European stocks fell on Thursday, to deepen losses for the fourth straight day, and hit a 3-week low, amid a risk-off move due to doubts about resolving the US political disputes about the new Covid-19 aid package.
The Stoxx Europe 600 index fell 0.3% as of 09:15 GMT, and hit the lowest since October 2 at 356.43 points, after it closed lower by 1.4% yesterday, in the third daily drop due to fears over the European economy's recovery.
The pan European index opened lower today, to head for the fourth straight daily loss, and hit a 3-week low, with most of the major European markets and sectors seeing red today.
The health care sector saw the largest losses in Europe today, falling around 1%, due to weak Q3 earnings by major companies.

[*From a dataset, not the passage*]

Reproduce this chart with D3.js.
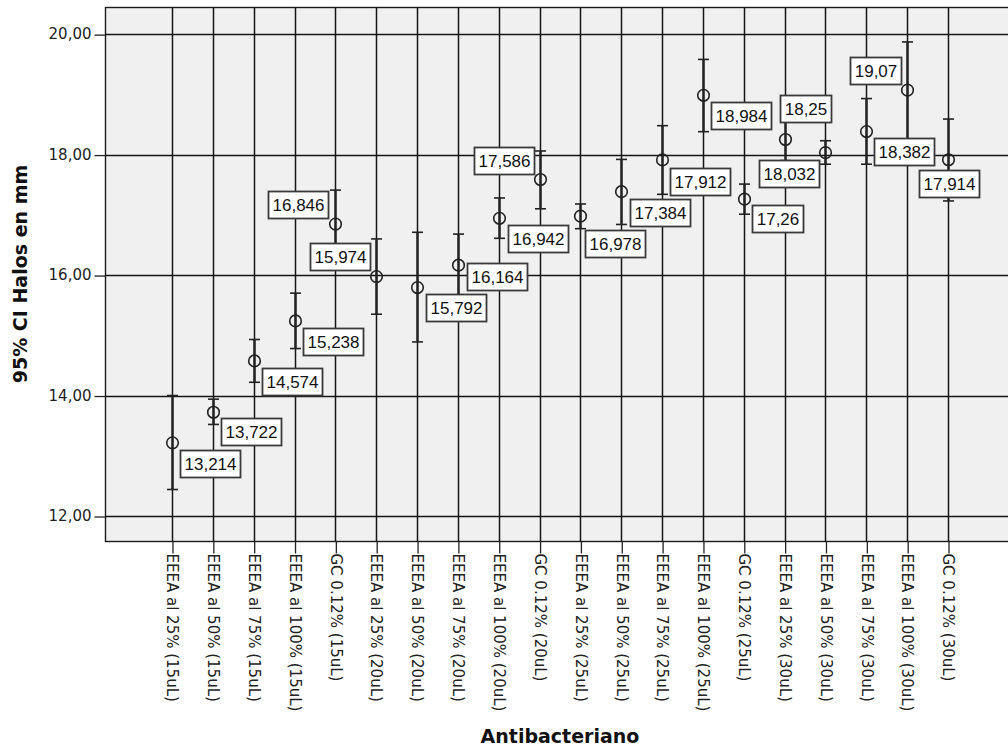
<!DOCTYPE html>
<html>
<head>
<meta charset="utf-8">
<script src="https://cdn.jsdelivr.net/npm/d3@7/dist/d3.min.js"></script>
<style>
  html, body { margin: 0; padding: 0; background: #fff; }
  svg { display: block; }
</style>
</head>
<body>
<svg id="chart" width="1008" height="751"></svg>
<script>
// Antibacterial groups (x axis)
const categories = [
  "EEEA al 25% (15uL)", "EEEA al 50% (15uL)", "EEEA al 75% (15uL)", "EEEA al 100% (15uL)", "GC 0.12% (15uL)",
  "EEEA al 25% (20uL)", "EEEA al 50% (20uL)", "EEEA al 75% (20uL)", "EEEA al 100% (20uL)", "GC 0.12% (20uL)",
  "EEEA al 25% (25uL)", "EEEA al 50% (25uL)", "EEEA al 75% (25uL)", "EEEA al 100% (25uL)", "GC 0.12% (25uL)",
  "EEEA al 25% (30uL)", "EEEA al 50% (30uL)", "EEEA al 75% (30uL)", "EEEA al 100% (30uL)", "GC 0.12% (30uL)"
];

// Mean halo diameter (mm)
const means = [
  13.214, 13.722, 14.574, 15.238, 16.846,
  15.974, 15.792, 16.164, 16.942, 17.586,
  16.978, 17.384, 17.912, 18.984, 17.26,
  18.25, 18.032, 18.382, 19.07, 17.914
];

// 95% confidence interval bounds
const ciLower = [
  12.44, 13.52, 14.22, 14.78, 16.28,
  15.35, 14.89, 15.65, 16.61, 17.10,
  16.77, 16.84, 17.34, 18.38, 17.01,
  17.90, 17.84, 17.84, 18.25, 17.23
];
const ciUpper = [
  14.00, 13.94, 14.93, 15.70, 17.41,
  16.60, 16.71, 16.68, 17.28, 18.06,
  17.18, 17.92, 18.48, 19.58, 17.51,
  18.60, 18.23, 18.93, 19.87, 18.59
];

const yTicks = [12, 14, 16, 18, 20];

// Placement of each value label box relative to its point:
// [horizontal anchor, dx, vertical anchor, dy]
const labelPlacement = [
  ["start", 7, "top", 7], ["start", 7, "top", 6], ["start", 7, "top", 7], ["start", 7, "top", 7], ["end", -8, "bottom", -6],
  ["end", -7, "bottom", -7], ["start", 8, "top", 6], ["start", 8, "top", -2], ["start", 8, "top", 7], ["end", -7, "bottom", -6],
  ["start", 4, "top", 14], ["start", 8, "top", 7], ["start", 7, "top", 8], ["start", 7, "top", 7], ["start", 7, "top", 6],
  ["start", -6, "bottom", -18], ["end", -7, "top", 7], ["start", 7, "top", 6], ["end", -7, "bottom", -6], ["middle", 0, "top", 10]
];

const data = categories.map((c, i) => ({
  cat: c, mean: means[i], lo: ciLower[i], hi: ciUpper[i], place: labelPlacement[i]
}));

const svg = d3.select("#chart");
const plot = { left: 105, top: 7, right: 1015, bottom: 541 };

const x = d3.scalePoint().domain(categories).range([plot.left, plot.right]).padding(1.64);
const y = d3.scaleLinear().domain([11.585, 20.45]).range([plot.bottom, plot.top]);

const comma = v => String(v).replace(".", ",");
const fmtTick = v => d3.format(".2f")(v).replace(".", ",");
const crisp = v => Math.round(v) + 0.5;

// Plot background
svg.append("rect")
  .attr("x", plot.left + 0.5).attr("y", plot.top + 0.5)
  .attr("width", plot.right - plot.left).attr("height", plot.bottom - plot.top)
  .attr("fill", "#f0f0f0").attr("stroke", "#1a1a1a").attr("stroke-width", 1.4);

// Grid
const grid = svg.append("g").attr("stroke", "#161616").attr("stroke-width", 1.5);
grid.selectAll("line.h").data(yTicks).join("line").attr("class", "h")
  .attr("x1", plot.left).attr("x2", plot.right)
  .attr("y1", d => crisp(y(d))).attr("y2", d => crisp(y(d)));
grid.selectAll("line.v").data(categories).join("line").attr("class", "v")
  .attr("x1", d => crisp(x(d))).attr("x2", d => crisp(x(d)))
  .attr("y1", plot.top).attr("y2", plot.bottom);

// Y axis
const yAxis = svg.append("g")
  .attr("transform", `translate(${plot.left + 0.5},0)`)
  .call(d3.axisLeft(y).tickValues(yTicks).tickFormat(fmtTick).tickSize(11).tickPadding(3));
yAxis.select(".domain").remove();
yAxis.selectAll(".tick line").attr("stroke", "#222").attr("stroke-width", 1.3).attr("transform", "translate(0,0.5)");
yAxis.selectAll(".tick text")
  .attr("font-family", "'DejaVu Sans', sans-serif").attr("font-size", 15).attr("fill", "#222");

// X axis
const xAxis = svg.append("g")
  .attr("transform", `translate(0,${plot.bottom + 0.5})`)
  .call(d3.axisBottom(x).tickSize(12).tickPadding(0));
xAxis.select(".domain").remove();
xAxis.selectAll(".tick line").attr("stroke", "#222").attr("stroke-width", 1.3).attr("transform", "translate(0.5,0)");
xAxis.selectAll(".tick text")
  .attr("font-family", "'DejaVu Sans', sans-serif").attr("font-size", 15).attr("fill", "#222")
  .attr("text-anchor", "start")
  .attr("transform", "rotate(90)")
  .attr("x", 12).attr("y", 0).attr("dy", "0.35em");

// Error bars
const bars = svg.append("g").attr("stroke", "#222").attr("fill", "none");
bars.selectAll("line.ci").data(data).join("line").attr("class", "ci")
  .attr("x1", d => crisp(x(d.cat))).attr("x2", d => crisp(x(d.cat)))
  .attr("y1", d => y(d.lo)).attr("y2", d => y(d.hi))
  .attr("stroke-width", 2.4);
bars.selectAll("line.capHi").data(data).join("line").attr("class", "capHi")
  .attr("x1", d => crisp(x(d.cat)) - 5.5).attr("x2", d => crisp(x(d.cat)) + 5.5)
  .attr("y1", d => y(d.hi)).attr("y2", d => y(d.hi)).attr("stroke-width", 1.6);
bars.selectAll("line.capLo").data(data).join("line").attr("class", "capLo")
  .attr("x1", d => crisp(x(d.cat)) - 5.5).attr("x2", d => crisp(x(d.cat)) + 5.5)
  .attr("y1", d => y(d.lo)).attr("y2", d => y(d.lo)).attr("stroke-width", 1.6);

// Mean markers
svg.append("g").selectAll("circle").data(data).join("circle")
  .attr("cx", d => crisp(x(d.cat))).attr("cy", d => y(d.mean))
  .attr("r", 5.8).attr("fill", "none").attr("stroke", "#222").attr("stroke-width", 1.6);

// Value labels
const labels = svg.append("g");
const boxH = 27, padX = 4;
data.forEach(d => {
  const cx = crisp(x(d.cat)), cy = y(d.mean);
  const [ha, dx, va, dy] = d.place;
  const g = labels.append("g");
  const t = g.append("text").text(comma(d.mean))
    .attr("font-family", "'Liberation Sans', Arial, sans-serif").attr("font-size", 17)
    .attr("fill", "#111").attr("text-anchor", "middle");
  const w = t.node().getComputedTextLength() + padX * 2;
  let left;
  if (ha === "start") left = cx + dx;
  else if (ha === "end") left = cx + dx - w;
  else left = cx + dx - w / 2;
  const top = va === "top" ? cy + dy : cy + dy - boxH;
  g.insert("rect", "text")
    .attr("x", Math.round(left) + 0.5).attr("y", Math.round(top) + 0.5)
    .attr("width", Math.round(w)).attr("height", boxH)
    .attr("fill", "#fff").attr("stroke", "#3a3a3a").attr("stroke-width", 1.8);
  t.attr("x", Math.round(left) + 0.5 + Math.round(w) / 2).attr("y", Math.round(top) + boxH / 2 + 6.5);
});

// Axis titles
svg.append("text")
  .attr("transform", `translate(27,${(plot.top + plot.bottom) / 2}) rotate(-90)`)
  .attr("text-anchor", "middle")
  .attr("font-family", "'DejaVu Sans', sans-serif").attr("font-weight", "bold").attr("font-size", 19)
  .attr("fill", "#111")
  .text("95% CI Halos en mm");

svg.append("text")
  .attr("x", (plot.left + plot.right) / 2).attr("y", 743)
  .attr("text-anchor", "middle")
  .attr("font-family", "'DejaVu Sans', sans-serif").attr("font-weight", "bold").attr("font-size", 19)
  .attr("fill", "#111")
  .text("Antibacteriano");
</script>
</body>
</html>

The debate about the US second fiscal aid package are still the main focus of global markets, amid doubts about passing the package ahead of the next US presidential election.
US President Donald Trump accused Democrats of being unwilling to formulate a compromise on the economic aid bill, which came in tandem with expectations about the difficulty of passing the bill through the Republican-controlled Senate before the Nov.3 presidential election.
S&P 500 futures fell over 0.75%, and hit a 2-week low, after closing higher by 0.2% yesterday at Wall Street.
Back to Europe, the Euro Stoxx 50 index fell more than 0.3%, France's CAC 40 fell 0.1%, Germany's DAX fell 0.2%, and the UK's FTSE 100 lost 0.4%.